* Start Provided material *
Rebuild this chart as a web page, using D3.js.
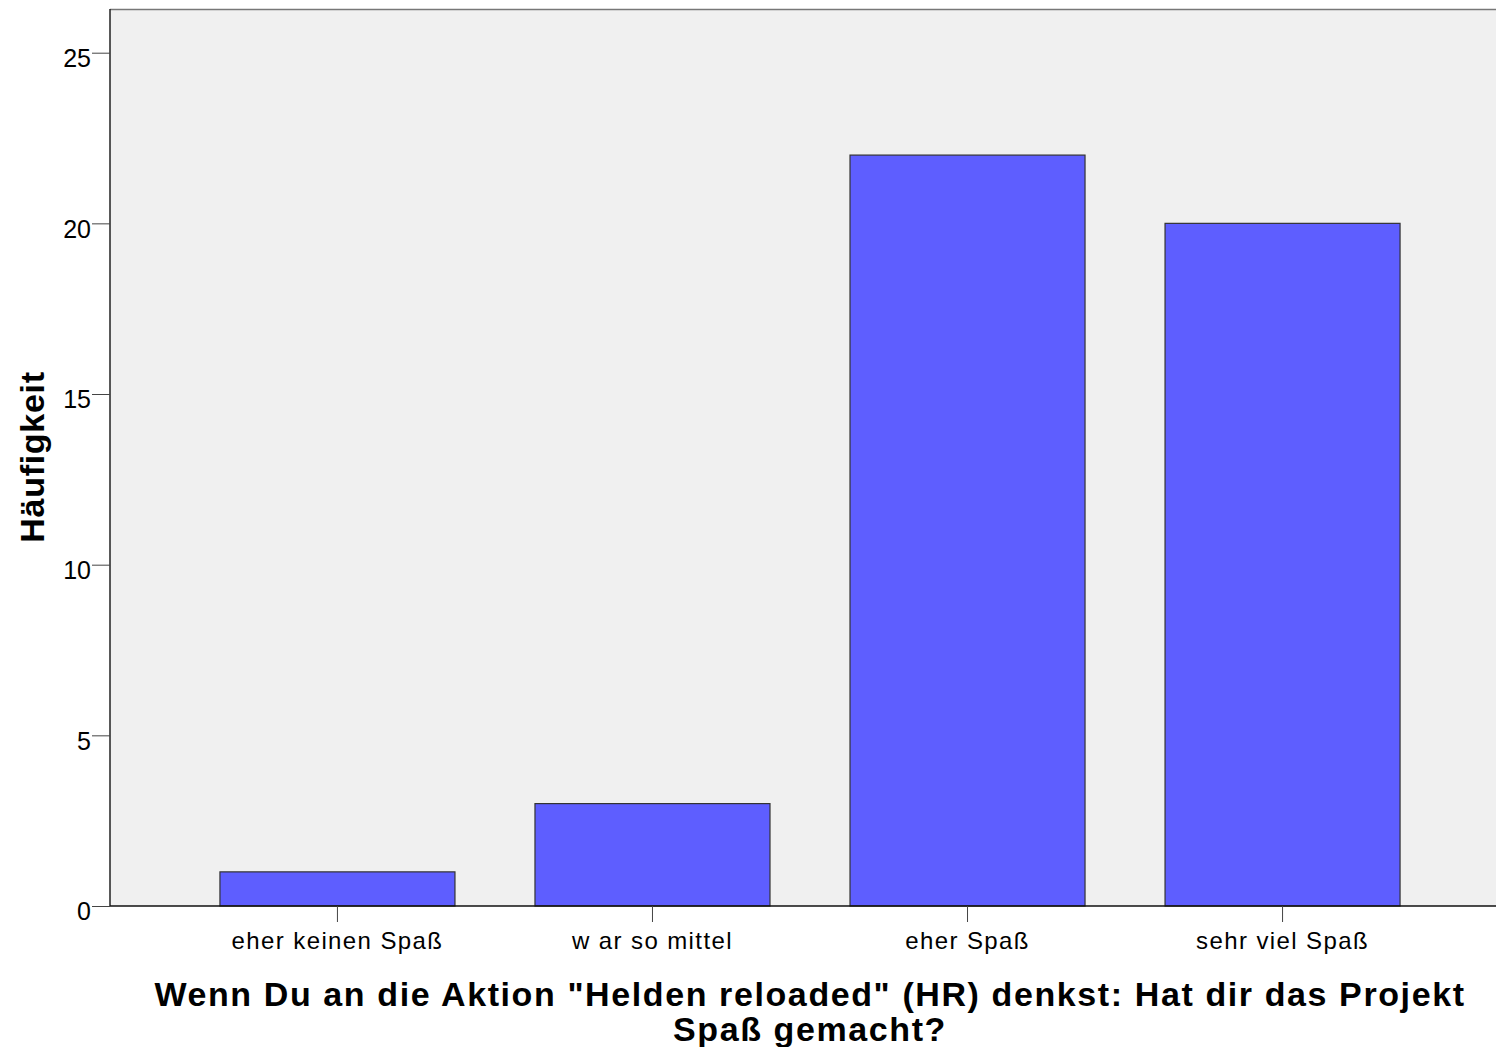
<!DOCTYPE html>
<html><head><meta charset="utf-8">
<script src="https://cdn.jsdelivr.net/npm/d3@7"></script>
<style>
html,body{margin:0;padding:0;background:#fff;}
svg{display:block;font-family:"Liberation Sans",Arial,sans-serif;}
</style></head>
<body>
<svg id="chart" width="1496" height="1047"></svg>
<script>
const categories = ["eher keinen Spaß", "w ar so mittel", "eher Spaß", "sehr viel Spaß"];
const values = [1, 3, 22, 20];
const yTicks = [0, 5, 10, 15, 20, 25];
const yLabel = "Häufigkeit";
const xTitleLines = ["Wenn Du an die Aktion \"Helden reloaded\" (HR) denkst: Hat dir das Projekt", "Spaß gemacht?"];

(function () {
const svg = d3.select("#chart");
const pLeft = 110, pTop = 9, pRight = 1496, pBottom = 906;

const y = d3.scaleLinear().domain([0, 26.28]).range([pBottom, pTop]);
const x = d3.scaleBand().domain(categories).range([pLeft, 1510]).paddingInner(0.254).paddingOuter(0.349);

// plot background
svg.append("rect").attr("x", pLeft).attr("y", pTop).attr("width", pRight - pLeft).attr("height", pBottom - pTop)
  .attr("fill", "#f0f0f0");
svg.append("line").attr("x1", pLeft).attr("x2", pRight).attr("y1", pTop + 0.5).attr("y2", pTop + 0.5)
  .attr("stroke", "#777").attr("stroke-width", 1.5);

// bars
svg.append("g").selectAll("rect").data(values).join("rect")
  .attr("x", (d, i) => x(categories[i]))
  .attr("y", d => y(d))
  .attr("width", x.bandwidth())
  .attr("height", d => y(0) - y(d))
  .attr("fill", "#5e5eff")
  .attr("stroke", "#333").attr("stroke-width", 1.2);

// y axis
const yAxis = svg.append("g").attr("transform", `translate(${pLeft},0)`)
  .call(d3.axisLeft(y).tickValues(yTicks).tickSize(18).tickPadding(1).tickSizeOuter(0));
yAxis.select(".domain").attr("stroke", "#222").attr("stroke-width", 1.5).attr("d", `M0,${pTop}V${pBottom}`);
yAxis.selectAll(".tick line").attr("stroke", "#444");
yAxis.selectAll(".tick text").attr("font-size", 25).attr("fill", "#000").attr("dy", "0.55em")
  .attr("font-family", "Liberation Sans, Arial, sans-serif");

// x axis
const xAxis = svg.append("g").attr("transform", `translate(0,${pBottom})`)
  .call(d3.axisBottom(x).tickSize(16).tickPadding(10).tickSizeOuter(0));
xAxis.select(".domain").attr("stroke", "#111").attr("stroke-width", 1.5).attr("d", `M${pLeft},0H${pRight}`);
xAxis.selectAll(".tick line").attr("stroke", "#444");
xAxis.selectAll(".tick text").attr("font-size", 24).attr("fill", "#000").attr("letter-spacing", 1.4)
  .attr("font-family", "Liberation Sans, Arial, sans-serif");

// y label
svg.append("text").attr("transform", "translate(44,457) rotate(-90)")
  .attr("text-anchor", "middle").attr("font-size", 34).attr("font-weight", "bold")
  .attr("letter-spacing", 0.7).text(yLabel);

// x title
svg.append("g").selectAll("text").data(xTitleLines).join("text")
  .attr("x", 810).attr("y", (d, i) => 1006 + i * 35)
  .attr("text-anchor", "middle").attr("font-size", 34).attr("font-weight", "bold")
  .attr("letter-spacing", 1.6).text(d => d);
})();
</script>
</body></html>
* End Provided material *
State the number of lines in this listing that contain the string "chart", and add nothing else.

3